| Task data |
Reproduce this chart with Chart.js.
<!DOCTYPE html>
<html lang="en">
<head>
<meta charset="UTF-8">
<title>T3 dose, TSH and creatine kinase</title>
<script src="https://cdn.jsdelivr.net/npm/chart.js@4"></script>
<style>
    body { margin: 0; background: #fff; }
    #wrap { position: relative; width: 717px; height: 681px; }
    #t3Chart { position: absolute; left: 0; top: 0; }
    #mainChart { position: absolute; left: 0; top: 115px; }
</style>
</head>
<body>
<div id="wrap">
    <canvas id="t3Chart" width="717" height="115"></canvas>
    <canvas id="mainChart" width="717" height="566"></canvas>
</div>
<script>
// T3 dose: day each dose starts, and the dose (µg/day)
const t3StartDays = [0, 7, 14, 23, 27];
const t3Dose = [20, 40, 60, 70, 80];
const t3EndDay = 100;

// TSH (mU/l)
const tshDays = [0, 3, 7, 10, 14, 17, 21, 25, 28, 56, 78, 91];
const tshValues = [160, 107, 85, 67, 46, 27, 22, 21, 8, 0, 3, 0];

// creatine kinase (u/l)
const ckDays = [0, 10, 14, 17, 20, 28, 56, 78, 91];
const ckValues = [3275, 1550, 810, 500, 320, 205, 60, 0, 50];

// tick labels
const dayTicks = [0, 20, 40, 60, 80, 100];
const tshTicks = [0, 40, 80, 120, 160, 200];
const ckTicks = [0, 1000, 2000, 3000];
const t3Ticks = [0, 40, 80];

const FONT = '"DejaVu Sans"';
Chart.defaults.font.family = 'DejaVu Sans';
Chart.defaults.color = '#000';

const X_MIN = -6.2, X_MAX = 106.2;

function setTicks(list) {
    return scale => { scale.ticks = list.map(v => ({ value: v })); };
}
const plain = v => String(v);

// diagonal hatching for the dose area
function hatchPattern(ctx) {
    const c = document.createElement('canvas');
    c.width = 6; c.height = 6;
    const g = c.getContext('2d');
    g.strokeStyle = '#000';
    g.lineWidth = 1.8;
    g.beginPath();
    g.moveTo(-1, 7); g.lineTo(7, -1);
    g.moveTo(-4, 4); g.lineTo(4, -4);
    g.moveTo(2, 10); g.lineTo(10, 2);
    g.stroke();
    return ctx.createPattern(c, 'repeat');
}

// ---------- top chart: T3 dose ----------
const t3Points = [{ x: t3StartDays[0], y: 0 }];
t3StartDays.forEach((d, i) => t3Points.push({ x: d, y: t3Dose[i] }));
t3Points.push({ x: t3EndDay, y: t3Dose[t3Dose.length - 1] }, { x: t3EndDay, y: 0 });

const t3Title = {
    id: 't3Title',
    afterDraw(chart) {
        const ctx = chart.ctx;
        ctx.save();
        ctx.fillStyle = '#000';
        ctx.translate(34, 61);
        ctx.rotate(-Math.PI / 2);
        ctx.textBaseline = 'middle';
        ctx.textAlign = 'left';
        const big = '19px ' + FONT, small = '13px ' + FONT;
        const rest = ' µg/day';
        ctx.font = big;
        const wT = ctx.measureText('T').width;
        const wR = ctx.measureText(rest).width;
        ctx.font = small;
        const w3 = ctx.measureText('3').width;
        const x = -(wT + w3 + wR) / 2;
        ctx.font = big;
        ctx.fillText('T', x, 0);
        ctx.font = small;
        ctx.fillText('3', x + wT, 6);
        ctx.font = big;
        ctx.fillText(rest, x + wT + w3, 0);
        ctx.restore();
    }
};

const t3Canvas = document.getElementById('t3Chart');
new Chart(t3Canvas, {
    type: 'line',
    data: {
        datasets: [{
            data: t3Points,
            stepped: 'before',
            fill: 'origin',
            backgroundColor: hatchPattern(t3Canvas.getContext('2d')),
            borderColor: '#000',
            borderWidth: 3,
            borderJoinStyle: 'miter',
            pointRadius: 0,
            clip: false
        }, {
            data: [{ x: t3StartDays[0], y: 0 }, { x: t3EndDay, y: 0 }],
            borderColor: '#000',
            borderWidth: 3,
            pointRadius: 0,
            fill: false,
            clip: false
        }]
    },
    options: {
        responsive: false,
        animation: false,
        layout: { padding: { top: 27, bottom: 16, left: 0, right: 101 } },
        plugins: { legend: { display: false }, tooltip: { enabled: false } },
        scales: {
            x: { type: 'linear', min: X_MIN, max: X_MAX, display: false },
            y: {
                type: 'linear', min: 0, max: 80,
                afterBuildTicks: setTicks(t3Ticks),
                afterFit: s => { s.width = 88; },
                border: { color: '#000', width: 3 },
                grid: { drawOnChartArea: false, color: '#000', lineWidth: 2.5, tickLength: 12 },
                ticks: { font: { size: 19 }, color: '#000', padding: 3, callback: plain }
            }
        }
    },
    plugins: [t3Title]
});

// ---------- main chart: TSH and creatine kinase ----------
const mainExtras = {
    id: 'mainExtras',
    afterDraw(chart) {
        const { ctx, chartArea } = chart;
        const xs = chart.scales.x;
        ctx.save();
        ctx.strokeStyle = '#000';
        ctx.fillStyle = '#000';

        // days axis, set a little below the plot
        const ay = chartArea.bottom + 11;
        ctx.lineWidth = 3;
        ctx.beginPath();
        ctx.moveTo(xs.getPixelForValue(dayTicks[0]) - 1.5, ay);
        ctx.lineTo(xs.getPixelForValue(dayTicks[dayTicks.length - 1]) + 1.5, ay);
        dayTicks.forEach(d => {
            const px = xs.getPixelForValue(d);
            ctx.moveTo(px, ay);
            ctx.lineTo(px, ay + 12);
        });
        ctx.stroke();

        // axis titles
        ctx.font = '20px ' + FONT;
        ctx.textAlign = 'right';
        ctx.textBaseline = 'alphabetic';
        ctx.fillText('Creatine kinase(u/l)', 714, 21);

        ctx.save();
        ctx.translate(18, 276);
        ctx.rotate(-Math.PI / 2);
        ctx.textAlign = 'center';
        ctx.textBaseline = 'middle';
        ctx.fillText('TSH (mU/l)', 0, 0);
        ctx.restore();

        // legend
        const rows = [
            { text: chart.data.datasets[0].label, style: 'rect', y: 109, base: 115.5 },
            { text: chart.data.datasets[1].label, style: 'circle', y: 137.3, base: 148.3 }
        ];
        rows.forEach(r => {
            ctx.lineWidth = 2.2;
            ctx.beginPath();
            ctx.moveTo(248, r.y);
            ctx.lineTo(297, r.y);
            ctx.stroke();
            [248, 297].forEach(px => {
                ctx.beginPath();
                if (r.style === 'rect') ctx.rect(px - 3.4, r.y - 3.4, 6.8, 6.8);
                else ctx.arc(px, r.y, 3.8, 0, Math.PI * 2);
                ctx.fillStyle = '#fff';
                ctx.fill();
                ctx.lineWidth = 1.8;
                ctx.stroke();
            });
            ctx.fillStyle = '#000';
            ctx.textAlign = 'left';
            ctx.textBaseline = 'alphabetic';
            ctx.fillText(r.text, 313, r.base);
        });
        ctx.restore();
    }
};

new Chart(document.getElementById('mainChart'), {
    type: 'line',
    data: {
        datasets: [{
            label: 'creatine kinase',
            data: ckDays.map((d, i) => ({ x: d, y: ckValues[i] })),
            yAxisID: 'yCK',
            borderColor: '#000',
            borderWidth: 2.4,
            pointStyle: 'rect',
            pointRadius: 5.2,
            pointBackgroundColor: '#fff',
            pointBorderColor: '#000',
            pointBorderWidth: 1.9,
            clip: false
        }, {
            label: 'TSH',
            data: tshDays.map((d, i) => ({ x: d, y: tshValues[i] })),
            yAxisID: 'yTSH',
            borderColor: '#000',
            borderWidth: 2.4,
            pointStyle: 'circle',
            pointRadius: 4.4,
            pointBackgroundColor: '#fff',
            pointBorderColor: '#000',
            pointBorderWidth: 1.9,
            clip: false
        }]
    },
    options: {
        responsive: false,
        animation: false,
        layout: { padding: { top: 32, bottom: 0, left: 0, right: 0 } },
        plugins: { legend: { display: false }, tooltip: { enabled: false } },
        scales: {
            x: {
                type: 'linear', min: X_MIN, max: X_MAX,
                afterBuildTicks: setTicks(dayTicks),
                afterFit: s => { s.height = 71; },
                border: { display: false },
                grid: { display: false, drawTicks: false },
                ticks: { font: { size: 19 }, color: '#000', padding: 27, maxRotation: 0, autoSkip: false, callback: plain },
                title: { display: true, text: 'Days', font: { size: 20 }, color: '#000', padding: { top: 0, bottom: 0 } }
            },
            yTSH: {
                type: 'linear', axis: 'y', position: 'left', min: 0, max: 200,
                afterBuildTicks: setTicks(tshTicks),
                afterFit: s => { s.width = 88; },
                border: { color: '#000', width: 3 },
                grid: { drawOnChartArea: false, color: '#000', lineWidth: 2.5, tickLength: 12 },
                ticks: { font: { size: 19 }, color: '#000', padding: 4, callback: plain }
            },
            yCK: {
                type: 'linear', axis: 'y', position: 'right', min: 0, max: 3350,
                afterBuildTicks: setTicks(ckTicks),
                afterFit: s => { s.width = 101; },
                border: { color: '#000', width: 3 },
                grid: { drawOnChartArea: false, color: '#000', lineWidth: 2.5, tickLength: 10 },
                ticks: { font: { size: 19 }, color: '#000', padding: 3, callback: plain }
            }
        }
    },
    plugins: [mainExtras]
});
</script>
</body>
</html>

* * *

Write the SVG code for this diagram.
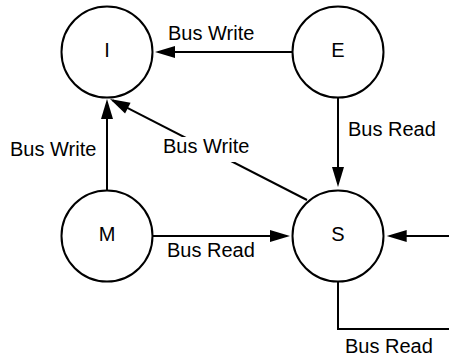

* * *

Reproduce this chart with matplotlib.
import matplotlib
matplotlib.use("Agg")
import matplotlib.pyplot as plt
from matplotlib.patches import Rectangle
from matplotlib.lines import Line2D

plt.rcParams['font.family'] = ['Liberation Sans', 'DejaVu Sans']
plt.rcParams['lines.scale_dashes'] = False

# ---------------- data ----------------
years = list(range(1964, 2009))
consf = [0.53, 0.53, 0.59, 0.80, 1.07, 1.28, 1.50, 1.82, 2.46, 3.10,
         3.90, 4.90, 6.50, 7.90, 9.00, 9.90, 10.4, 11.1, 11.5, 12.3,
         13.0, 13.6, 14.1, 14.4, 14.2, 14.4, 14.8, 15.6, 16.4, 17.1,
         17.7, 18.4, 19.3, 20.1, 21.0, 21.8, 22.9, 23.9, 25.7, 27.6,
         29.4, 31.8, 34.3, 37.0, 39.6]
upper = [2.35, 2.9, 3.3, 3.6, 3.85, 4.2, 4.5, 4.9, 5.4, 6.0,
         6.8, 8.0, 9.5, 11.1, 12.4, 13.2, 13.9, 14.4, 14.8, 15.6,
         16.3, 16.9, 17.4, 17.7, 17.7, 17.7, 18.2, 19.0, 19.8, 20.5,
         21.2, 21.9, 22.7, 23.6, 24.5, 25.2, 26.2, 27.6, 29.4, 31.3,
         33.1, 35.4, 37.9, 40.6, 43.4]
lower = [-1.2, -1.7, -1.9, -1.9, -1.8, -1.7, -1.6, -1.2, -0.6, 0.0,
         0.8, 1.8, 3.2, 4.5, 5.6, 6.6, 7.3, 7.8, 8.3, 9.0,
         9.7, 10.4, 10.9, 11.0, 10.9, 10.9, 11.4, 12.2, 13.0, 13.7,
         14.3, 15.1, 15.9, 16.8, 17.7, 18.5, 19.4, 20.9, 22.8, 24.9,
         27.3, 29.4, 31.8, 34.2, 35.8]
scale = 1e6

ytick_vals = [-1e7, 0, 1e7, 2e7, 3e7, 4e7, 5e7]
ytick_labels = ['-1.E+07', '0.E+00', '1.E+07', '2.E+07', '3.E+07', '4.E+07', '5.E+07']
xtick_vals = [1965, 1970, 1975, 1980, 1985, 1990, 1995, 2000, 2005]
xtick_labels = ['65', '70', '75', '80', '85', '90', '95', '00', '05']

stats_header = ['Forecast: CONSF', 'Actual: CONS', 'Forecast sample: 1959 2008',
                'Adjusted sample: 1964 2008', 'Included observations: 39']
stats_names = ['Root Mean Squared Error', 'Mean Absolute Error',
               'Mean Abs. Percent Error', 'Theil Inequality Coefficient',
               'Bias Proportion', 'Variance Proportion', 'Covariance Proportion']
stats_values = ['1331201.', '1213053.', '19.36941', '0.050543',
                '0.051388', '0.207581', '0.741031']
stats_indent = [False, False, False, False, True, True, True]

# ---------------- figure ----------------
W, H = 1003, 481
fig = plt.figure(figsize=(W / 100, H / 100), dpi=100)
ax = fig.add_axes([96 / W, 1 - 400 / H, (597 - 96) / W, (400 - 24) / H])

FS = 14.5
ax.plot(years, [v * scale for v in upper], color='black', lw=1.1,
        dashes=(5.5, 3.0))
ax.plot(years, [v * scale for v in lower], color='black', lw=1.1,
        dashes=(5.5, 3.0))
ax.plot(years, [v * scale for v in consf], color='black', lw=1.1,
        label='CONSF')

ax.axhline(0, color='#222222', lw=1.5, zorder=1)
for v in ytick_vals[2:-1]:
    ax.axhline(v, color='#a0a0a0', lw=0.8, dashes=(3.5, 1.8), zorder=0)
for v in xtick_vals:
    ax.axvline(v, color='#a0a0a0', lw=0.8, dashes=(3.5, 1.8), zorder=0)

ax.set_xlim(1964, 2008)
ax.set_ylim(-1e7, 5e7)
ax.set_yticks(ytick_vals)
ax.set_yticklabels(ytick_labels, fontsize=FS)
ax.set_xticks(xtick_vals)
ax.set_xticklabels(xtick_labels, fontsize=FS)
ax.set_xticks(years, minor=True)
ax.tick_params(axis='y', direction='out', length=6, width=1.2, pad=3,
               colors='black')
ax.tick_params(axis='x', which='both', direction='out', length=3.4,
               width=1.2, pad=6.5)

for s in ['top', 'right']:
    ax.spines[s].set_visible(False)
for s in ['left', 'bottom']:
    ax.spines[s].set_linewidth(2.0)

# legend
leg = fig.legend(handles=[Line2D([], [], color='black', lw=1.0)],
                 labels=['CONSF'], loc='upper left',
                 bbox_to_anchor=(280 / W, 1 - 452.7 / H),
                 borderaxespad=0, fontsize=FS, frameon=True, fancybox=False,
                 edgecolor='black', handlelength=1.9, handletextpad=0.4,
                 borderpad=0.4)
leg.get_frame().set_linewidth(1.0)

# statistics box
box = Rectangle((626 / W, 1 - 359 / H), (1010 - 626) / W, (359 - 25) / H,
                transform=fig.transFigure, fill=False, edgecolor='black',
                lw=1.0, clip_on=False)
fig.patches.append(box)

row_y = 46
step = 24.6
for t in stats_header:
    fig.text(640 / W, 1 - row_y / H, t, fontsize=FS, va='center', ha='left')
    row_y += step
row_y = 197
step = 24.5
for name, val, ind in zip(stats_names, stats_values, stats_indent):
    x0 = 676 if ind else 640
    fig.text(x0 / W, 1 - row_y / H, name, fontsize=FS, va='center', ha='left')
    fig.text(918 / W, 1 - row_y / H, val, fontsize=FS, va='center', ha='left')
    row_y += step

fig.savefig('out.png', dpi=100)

| Description of the task |
Nothing outside the span should appear: copy exactly from the line with "Reproduce this chart with matplotlib." through the line with "plt.rcParams['lines.scale_dashes'] = False".

| Full answer |
Reproduce this chart with matplotlib.
import matplotlib
matplotlib.use("Agg")
import matplotlib.pyplot as plt
from matplotlib.patches import Rectangle
from matplotlib.lines import Line2D

plt.rcParams['font.family'] = ['Liberation Sans', 'DejaVu Sans']
plt.rcParams['lines.scale_dashes'] = False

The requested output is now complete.